Later I graduated to hand-me-down 8-tracks, and when cassettes came into fashion I used them to copy my vinyl. No one would buy an album on cassette, right?
I still have a turntable. I even have one that connects to my laptop so I can digitize my old records. But these days, I tend to buy old records just for the artwork; I frame them and display them on a wall, and I change them out as the seasons shift or my mood alters.
My most recent vinyl purchase — meant for listening — was The Mountain Goats’ “All Eternals Deck,” which came with a digital download of the album. Before that, I picked up the unlikely but awesomely titled “Leonard Nimoy Presents Mr. Spock’s Music From Outer Space” at a yard sale in the Country Club out in Lynn Haven; it will go up on the wall one of these days.

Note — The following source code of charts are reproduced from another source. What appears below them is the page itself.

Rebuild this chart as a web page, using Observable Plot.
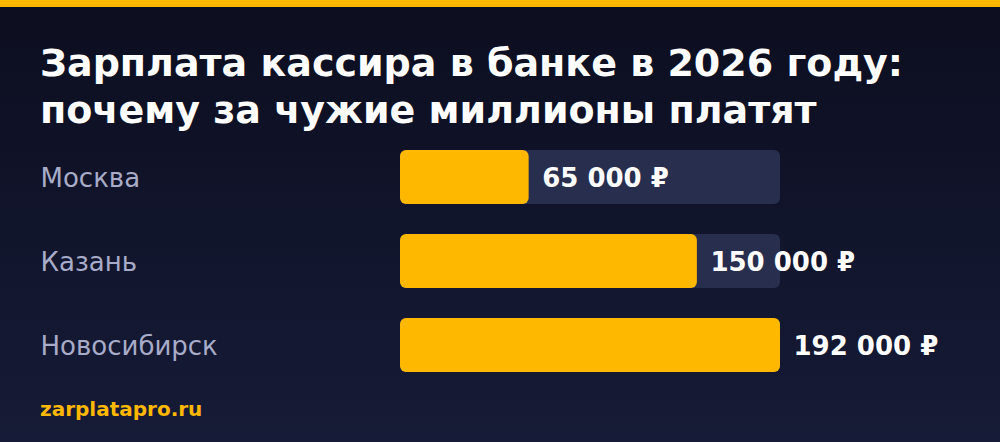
<!DOCTYPE html>
<html>
<head>
<meta charset="utf-8">
<script src="https://cdn.jsdelivr.net/npm/d3@7"></script>
<script src="https://cdn.jsdelivr.net/npm/@observablehq/plot@0.6"></script>
<style>
  html, body { margin: 0; padding: 0; }
  body { width: 1000px; height: 442px; overflow: hidden; position: relative;
         background: linear-gradient(to bottom, #0c0e1f 0%, #161b37 100%);
         font-family: "DejaVu Sans", sans-serif; }
  #topbar { position: absolute; left: 0; top: 0; width: 1000px; height: 7px; background: #ffb800; }
  #title { position: absolute; left: 40px; top: 40px; margin: 0; color: #ffffff;
           font: bold 38px/47px "DejaVu Sans", sans-serif; white-space: nowrap; }
  #chart { position: absolute; left: 0; top: 0; }
  #footer { position: absolute; left: 40px; top: 399px; color: #ffb800;
            font: bold 20px/20px "DejaVu Sans", sans-serif; }
</style>
</head>
<body>
<div id="topbar"></div>
<div id="chart"></div>
<h1 id="title">Зарплата кассира в банке в 2026 году:<br>почему за чужие миллионы платят</h1>
<div id="footer">zarplatapro.ru</div>
<script>
const cities = ["Москва", "Казань", "Новосибирск"];
const salaries = [65000, 150000, 192000];
const valueLabels = ["65 000 ₽", "150 000 ₽", "192 000 ₽"];

const data = cities.map((c, i) => ({city: c, value: salaries[i], label: valueLabels[i]}));
const maxValue = d3.max(salaries);

const chart = Plot.plot({
  width: 1000,
  height: 442,
  marginLeft: 400,
  marginRight: 220,
  marginTop: 120,
  marginBottom: 40,
  style: {background: "transparent", fontFamily: "DejaVu Sans, sans-serif"},
  x: {domain: [0, maxValue], axis: null},
  y: {domain: cities, padding: 0.357, axis: null},
  marks: [
    Plot.barX(data, {y: "city", x: () => maxValue, fill: "#282e4e", rx: 6}),
    Plot.barX(data, {y: "city", x: "value", fill: "#ffb800", rx: 6}),
    Plot.text(data, {y: "city", x: "value", text: "label", dx: 13, dy: 1, textAnchor: "start",
                     fill: "#ffffff", fontSize: 26, fontWeight: "bold"}),
    Plot.text(data, {y: "city", text: "city", frameAnchor: "left", dx: -360, dy: 1, textAnchor: "start",
                     fill: "#a8acc8", fontSize: 26})
  ]
});
document.getElementById("chart").appendChild(chart);
</script>
</body>
</html>
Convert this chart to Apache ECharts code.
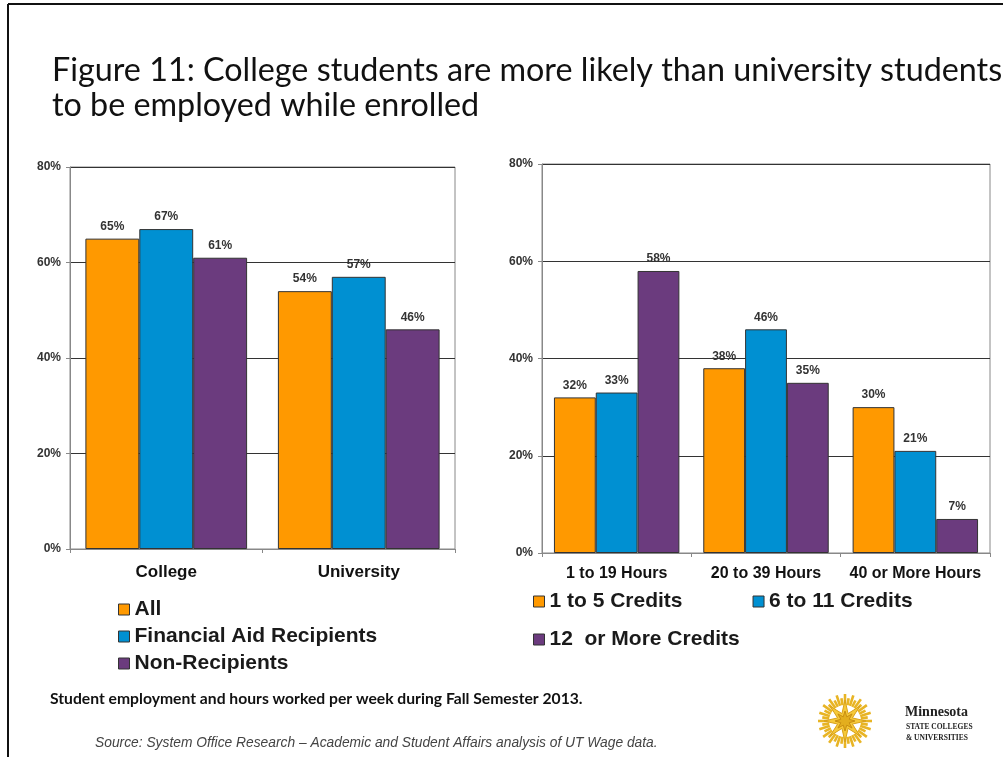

I’m thinking about all this because the annual Record Store Day is approaching.
On the third Saturday of each April, the joy of sharing music via the medium of vinyl discs is celebrated with International Record Store Day. The event is intended to focus attention on the niche art of vinyl recording as well as the independent record store by drawing fans to stores for special appearances, live performances, art exhibits, and deals on special record releases and other promotional products.
According to RecordStoreDay.com, Metallica officially kicked off the original Record Store Day at Rasputin Music in San Francisco on April 19, 2008. Now standalone brick-and-mortar retailers around the world mark the day with their own unique festivities.
Since the shuttering of Tek Records in Panama City, the only independent record store in the area is now Central Square Records in Seaside (above Sundog Books). On April 21, Central Square “will have a boatload of exclusive releases,” live music throughout the day and giveaways including tote bags, label samplers and more, according to manager Tom King.
“We have confirmed critically-acclaimed singer/songwriter Daphne Willis and our local phenoms the Owsley Brothers for in-store performances,” the shop’s website says. More performers will be announced as the date draws near. King added that Willis will play about 4 p.m. and the Owsley Brothers about 6:30 p.m.
This is Central Square’s fourth year to participate in the event. The store will open early (8 a.m.) for what the staff calls “the best music day of the year.”
See you on the flip side.
This was my "undercurrents" column for Thursday's paper.